DATA FOR THIS EXERCISE:

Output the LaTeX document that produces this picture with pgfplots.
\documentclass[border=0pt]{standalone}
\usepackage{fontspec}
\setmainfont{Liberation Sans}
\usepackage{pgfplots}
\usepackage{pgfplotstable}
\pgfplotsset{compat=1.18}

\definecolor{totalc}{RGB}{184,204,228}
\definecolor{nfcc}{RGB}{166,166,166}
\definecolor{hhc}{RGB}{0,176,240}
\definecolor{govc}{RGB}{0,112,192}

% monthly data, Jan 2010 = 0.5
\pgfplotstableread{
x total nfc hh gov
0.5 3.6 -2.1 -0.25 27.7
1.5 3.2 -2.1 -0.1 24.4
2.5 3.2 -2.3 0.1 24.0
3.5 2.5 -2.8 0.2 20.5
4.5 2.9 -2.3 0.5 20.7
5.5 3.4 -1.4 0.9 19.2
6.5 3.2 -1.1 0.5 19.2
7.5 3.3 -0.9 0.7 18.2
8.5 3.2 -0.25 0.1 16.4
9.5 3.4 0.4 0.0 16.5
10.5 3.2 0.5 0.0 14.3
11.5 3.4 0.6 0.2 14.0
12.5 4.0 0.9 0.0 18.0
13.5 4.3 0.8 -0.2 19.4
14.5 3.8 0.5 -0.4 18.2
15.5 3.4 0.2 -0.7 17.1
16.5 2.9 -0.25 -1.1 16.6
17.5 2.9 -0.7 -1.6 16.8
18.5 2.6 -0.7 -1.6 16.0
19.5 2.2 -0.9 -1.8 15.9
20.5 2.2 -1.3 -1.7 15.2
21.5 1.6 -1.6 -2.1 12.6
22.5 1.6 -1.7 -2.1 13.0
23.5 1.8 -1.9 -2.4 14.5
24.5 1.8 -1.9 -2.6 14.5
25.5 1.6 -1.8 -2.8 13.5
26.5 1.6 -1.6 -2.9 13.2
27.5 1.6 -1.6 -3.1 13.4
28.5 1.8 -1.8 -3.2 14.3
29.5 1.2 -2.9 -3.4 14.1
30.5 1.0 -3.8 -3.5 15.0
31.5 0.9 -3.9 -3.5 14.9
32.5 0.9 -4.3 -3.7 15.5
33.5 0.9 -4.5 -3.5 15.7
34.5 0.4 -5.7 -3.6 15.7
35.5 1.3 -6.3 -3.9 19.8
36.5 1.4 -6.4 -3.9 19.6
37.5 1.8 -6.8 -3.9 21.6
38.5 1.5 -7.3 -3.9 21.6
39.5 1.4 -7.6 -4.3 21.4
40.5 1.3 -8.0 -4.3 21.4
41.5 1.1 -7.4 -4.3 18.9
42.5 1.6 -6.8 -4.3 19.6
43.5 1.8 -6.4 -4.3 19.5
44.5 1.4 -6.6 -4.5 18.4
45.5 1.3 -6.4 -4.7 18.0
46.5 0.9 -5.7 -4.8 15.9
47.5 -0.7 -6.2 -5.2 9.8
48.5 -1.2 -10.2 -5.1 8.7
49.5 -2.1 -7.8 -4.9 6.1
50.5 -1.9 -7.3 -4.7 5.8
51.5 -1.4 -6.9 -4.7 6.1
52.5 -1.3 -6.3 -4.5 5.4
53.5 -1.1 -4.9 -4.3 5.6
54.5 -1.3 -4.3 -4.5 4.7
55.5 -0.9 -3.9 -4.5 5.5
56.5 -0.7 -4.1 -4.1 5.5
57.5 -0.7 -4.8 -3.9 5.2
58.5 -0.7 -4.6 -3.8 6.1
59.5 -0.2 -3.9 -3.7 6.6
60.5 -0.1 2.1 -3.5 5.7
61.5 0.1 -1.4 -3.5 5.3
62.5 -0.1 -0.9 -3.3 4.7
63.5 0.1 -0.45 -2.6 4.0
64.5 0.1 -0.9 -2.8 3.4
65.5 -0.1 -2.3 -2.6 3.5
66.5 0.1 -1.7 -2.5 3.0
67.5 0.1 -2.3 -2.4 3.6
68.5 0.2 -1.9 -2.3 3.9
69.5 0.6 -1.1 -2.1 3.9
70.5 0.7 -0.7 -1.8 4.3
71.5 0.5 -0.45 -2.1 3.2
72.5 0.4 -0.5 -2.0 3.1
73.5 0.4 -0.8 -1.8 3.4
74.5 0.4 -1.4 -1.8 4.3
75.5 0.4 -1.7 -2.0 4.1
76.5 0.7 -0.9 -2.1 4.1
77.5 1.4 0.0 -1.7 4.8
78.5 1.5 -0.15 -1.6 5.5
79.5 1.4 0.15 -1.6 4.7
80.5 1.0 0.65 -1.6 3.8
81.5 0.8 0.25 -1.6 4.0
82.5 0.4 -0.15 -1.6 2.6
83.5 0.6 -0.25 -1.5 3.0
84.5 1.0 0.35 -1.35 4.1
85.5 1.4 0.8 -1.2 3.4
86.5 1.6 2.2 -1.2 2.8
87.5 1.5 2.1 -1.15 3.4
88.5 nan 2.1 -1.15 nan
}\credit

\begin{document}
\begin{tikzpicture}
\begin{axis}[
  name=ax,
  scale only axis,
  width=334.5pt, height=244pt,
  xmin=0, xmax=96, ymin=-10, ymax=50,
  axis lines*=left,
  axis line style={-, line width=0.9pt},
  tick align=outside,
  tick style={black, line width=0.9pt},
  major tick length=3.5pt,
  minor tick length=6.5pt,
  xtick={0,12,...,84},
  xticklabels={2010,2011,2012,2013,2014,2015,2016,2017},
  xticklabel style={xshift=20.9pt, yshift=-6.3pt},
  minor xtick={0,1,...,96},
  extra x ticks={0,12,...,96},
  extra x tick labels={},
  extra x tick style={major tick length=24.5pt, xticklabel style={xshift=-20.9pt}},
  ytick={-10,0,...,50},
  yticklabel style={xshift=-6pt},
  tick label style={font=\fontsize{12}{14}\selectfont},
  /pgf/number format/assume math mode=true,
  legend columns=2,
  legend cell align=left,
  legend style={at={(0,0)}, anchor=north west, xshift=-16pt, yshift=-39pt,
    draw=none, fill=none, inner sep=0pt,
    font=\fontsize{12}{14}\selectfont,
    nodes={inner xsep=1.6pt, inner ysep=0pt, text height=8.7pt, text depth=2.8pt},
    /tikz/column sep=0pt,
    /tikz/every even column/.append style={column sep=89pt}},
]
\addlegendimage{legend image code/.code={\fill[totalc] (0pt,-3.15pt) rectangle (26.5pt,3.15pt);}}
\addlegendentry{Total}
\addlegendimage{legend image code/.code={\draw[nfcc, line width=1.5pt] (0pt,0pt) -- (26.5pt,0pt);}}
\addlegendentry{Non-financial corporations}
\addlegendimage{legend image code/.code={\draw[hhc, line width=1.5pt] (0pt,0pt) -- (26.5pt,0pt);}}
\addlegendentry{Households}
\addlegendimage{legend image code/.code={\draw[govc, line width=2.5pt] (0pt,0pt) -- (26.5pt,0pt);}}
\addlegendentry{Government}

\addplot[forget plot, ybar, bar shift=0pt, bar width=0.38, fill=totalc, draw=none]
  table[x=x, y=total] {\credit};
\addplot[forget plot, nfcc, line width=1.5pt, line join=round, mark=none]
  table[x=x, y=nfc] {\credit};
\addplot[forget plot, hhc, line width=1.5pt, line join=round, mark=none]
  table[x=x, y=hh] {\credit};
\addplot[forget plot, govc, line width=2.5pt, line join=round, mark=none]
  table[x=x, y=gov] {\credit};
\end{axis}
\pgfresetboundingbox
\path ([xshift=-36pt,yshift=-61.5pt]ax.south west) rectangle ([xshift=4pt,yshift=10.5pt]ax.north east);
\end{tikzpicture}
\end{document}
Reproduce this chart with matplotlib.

TASK TO CARRY OUT:
Set out the complete listing exactly as shown.

ANSWER TO THE PROBLEM:
Output the LaTeX document that produces this picture with pgfplots.
\documentclass[border=0pt]{standalone}
\usepackage{fontspec}
\setmainfont{Liberation Sans}
\usepackage{pgfplots}
\usepackage{pgfplotstable}
\pgfplotsset{compat=1.18}

\definecolor{totalc}{RGB}{184,204,228}
\definecolor{nfcc}{RGB}{166,166,166}
\definecolor{hhc}{RGB}{0,176,240}
\definecolor{govc}{RGB}{0,112,192}

% monthly data, Jan 2010 = 0.5
\pgfplotstableread{
x total nfc hh gov
0.5 3.6 -2.1 -0.25 27.7
1.5 3.2 -2.1 -0.1 24.4
2.5 3.2 -2.3 0.1 24.0
3.5 2.5 -2.8 0.2 20.5
4.5 2.9 -2.3 0.5 20.7
5.5 3.4 -1.4 0.9 19.2
6.5 3.2 -1.1 0.5 19.2
7.5 3.3 -0.9 0.7 18.2
8.5 3.2 -0.25 0.1 16.4
9.5 3.4 0.4 0.0 16.5
10.5 3.2 0.5 0.0 14.3
11.5 3.4 0.6 0.2 14.0
12.5 4.0 0.9 0.0 18.0
13.5 4.3 0.8 -0.2 19.4
14.5 3.8 0.5 -0.4 18.2
15.5 3.4 0.2 -0.7 17.1
16.5 2.9 -0.25 -1.1 16.6
17.5 2.9 -0.7 -1.6 16.8
18.5 2.6 -0.7 -1.6 16.0
19.5 2.2 -0.9 -1.8 15.9
20.5 2.2 -1.3 -1.7 15.2
21.5 1.6 -1.6 -2.1 12.6
22.5 1.6 -1.7 -2.1 13.0
23.5 1.8 -1.9 -2.4 14.5
24.5 1.8 -1.9 -2.6 14.5
25.5 1.6 -1.8 -2.8 13.5
26.5 1.6 -1.6 -2.9 13.2
27.5 1.6 -1.6 -3.1 13.4
28.5 1.8 -1.8 -3.2 14.3
29.5 1.2 -2.9 -3.4 14.1
30.5 1.0 -3.8 -3.5 15.0
31.5 0.9 -3.9 -3.5 14.9
32.5 0.9 -4.3 -3.7 15.5
33.5 0.9 -4.5 -3.5 15.7
34.5 0.4 -5.7 -3.6 15.7
35.5 1.3 -6.3 -3.9 19.8
36.5 1.4 -6.4 -3.9 19.6
37.5 1.8 -6.8 -3.9 21.6
38.5 1.5 -7.3 -3.9 21.6
39.5 1.4 -7.6 -4.3 21.4
40.5 1.3 -8.0 -4.3 21.4
41.5 1.1 -7.4 -4.3 18.9
42.5 1.6 -6.8 -4.3 19.6
43.5 1.8 -6.4 -4.3 19.5
44.5 1.4 -6.6 -4.5 18.4
45.5 1.3 -6.4 -4.7 18.0
46.5 0.9 -5.7 -4.8 15.9
47.5 -0.7 -6.2 -5.2 9.8
48.5 -1.2 -10.2 -5.1 8.7
49.5 -2.1 -7.8 -4.9 6.1
50.5 -1.9 -7.3 -4.7 5.8
51.5 -1.4 -6.9 -4.7 6.1
52.5 -1.3 -6.3 -4.5 5.4
53.5 -1.1 -4.9 -4.3 5.6
54.5 -1.3 -4.3 -4.5 4.7
55.5 -0.9 -3.9 -4.5 5.5
56.5 -0.7 -4.1 -4.1 5.5
57.5 -0.7 -4.8 -3.9 5.2
58.5 -0.7 -4.6 -3.8 6.1
59.5 -0.2 -3.9 -3.7 6.6
60.5 -0.1 2.1 -3.5 5.7
61.5 0.1 -1.4 -3.5 5.3
62.5 -0.1 -0.9 -3.3 4.7
63.5 0.1 -0.45 -2.6 4.0
64.5 0.1 -0.9 -2.8 3.4
65.5 -0.1 -2.3 -2.6 3.5
66.5 0.1 -1.7 -2.5 3.0
67.5 0.1 -2.3 -2.4 3.6
68.5 0.2 -1.9 -2.3 3.9
69.5 0.6 -1.1 -2.1 3.9
70.5 0.7 -0.7 -1.8 4.3
71.5 0.5 -0.45 -2.1 3.2
72.5 0.4 -0.5 -2.0 3.1
73.5 0.4 -0.8 -1.8 3.4
74.5 0.4 -1.4 -1.8 4.3
75.5 0.4 -1.7 -2.0 4.1
76.5 0.7 -0.9 -2.1 4.1
77.5 1.4 0.0 -1.7 4.8
78.5 1.5 -0.15 -1.6 5.5
79.5 1.4 0.15 -1.6 4.7
80.5 1.0 0.65 -1.6 3.8
81.5 0.8 0.25 -1.6 4.0
82.5 0.4 -0.15 -1.6 2.6
83.5 0.6 -0.25 -1.5 3.0
84.5 1.0 0.35 -1.35 4.1
85.5 1.4 0.8 -1.2 3.4
86.5 1.6 2.2 -1.2 2.8
87.5 1.5 2.1 -1.15 3.4
88.5 nan 2.1 -1.15 nan
}\credit

\begin{document}
\begin{tikzpicture}
\begin{axis}[
  name=ax,
  scale only axis,
  width=334.5pt, height=244pt,
  xmin=0, xmax=96, ymin=-10, ymax=50,
  axis lines*=left,
  axis line style={-, line width=0.9pt},
  tick align=outside,
  tick style={black, line width=0.9pt},
  major tick length=3.5pt,
  minor tick length=6.5pt,
  xtick={0,12,...,84},
  xticklabels={2010,2011,2012,2013,2014,2015,2016,2017},
  xticklabel style={xshift=20.9pt, yshift=-6.3pt},
  minor xtick={0,1,...,96},
  extra x ticks={0,12,...,96},
  extra x tick labels={},
  extra x tick style={major tick length=24.5pt, xticklabel style={xshift=-20.9pt}},
  ytick={-10,0,...,50},
  yticklabel style={xshift=-6pt},
  tick label style={font=\fontsize{12}{14}\selectfont},
  /pgf/number format/assume math mode=true,
  legend columns=2,
  legend cell align=left,
  legend style={at={(0,0)}, anchor=north west, xshift=-16pt, yshift=-39pt,
    draw=none, fill=none, inner sep=0pt,
    font=\fontsize{12}{14}\selectfont,
    nodes={inner xsep=1.6pt, inner ysep=0pt, text height=8.7pt, text depth=2.8pt},
    /tikz/column sep=0pt,
    /tikz/every even column/.append style={column sep=89pt}},
]
\addlegendimage{legend image code/.code={\fill[totalc] (0pt,-3.15pt) rectangle (26.5pt,3.15pt);}}
\addlegendentry{Total}
\addlegendimage{legend image code/.code={\draw[nfcc, line width=1.5pt] (0pt,0pt) -- (26.5pt,0pt);}}
\addlegendentry{Non-financial corporations}
\addlegendimage{legend image code/.code={\draw[hhc, line width=1.5pt] (0pt,0pt) -- (26.5pt,0pt);}}
\addlegendentry{Households}
\addlegendimage{legend image code/.code={\draw[govc, line width=2.5pt] (0pt,0pt) -- (26.5pt,0pt);}}
\addlegendentry{Government}

\addplot[forget plot, ybar, bar shift=0pt, bar width=0.38, fill=totalc, draw=none]
  table[x=x, y=total] {\credit};
\addplot[forget plot, nfcc, line width=1.5pt, line join=round, mark=none]
  table[x=x, y=nfc] {\credit};
\addplot[forget plot, hhc, line width=1.5pt, line join=round, mark=none]
  table[x=x, y=hh] {\credit};
\addplot[forget plot, govc, line width=2.5pt, line join=round, mark=none]
  table[x=x, y=gov] {\credit};
\end{axis}
\pgfresetboundingbox
\path ([xshift=-36pt,yshift=-61.5pt]ax.south west) rectangle ([xshift=4pt,yshift=10.5pt]ax.north east);
\end{tikzpicture}
\end{document}
Reproduce this chart with matplotlib.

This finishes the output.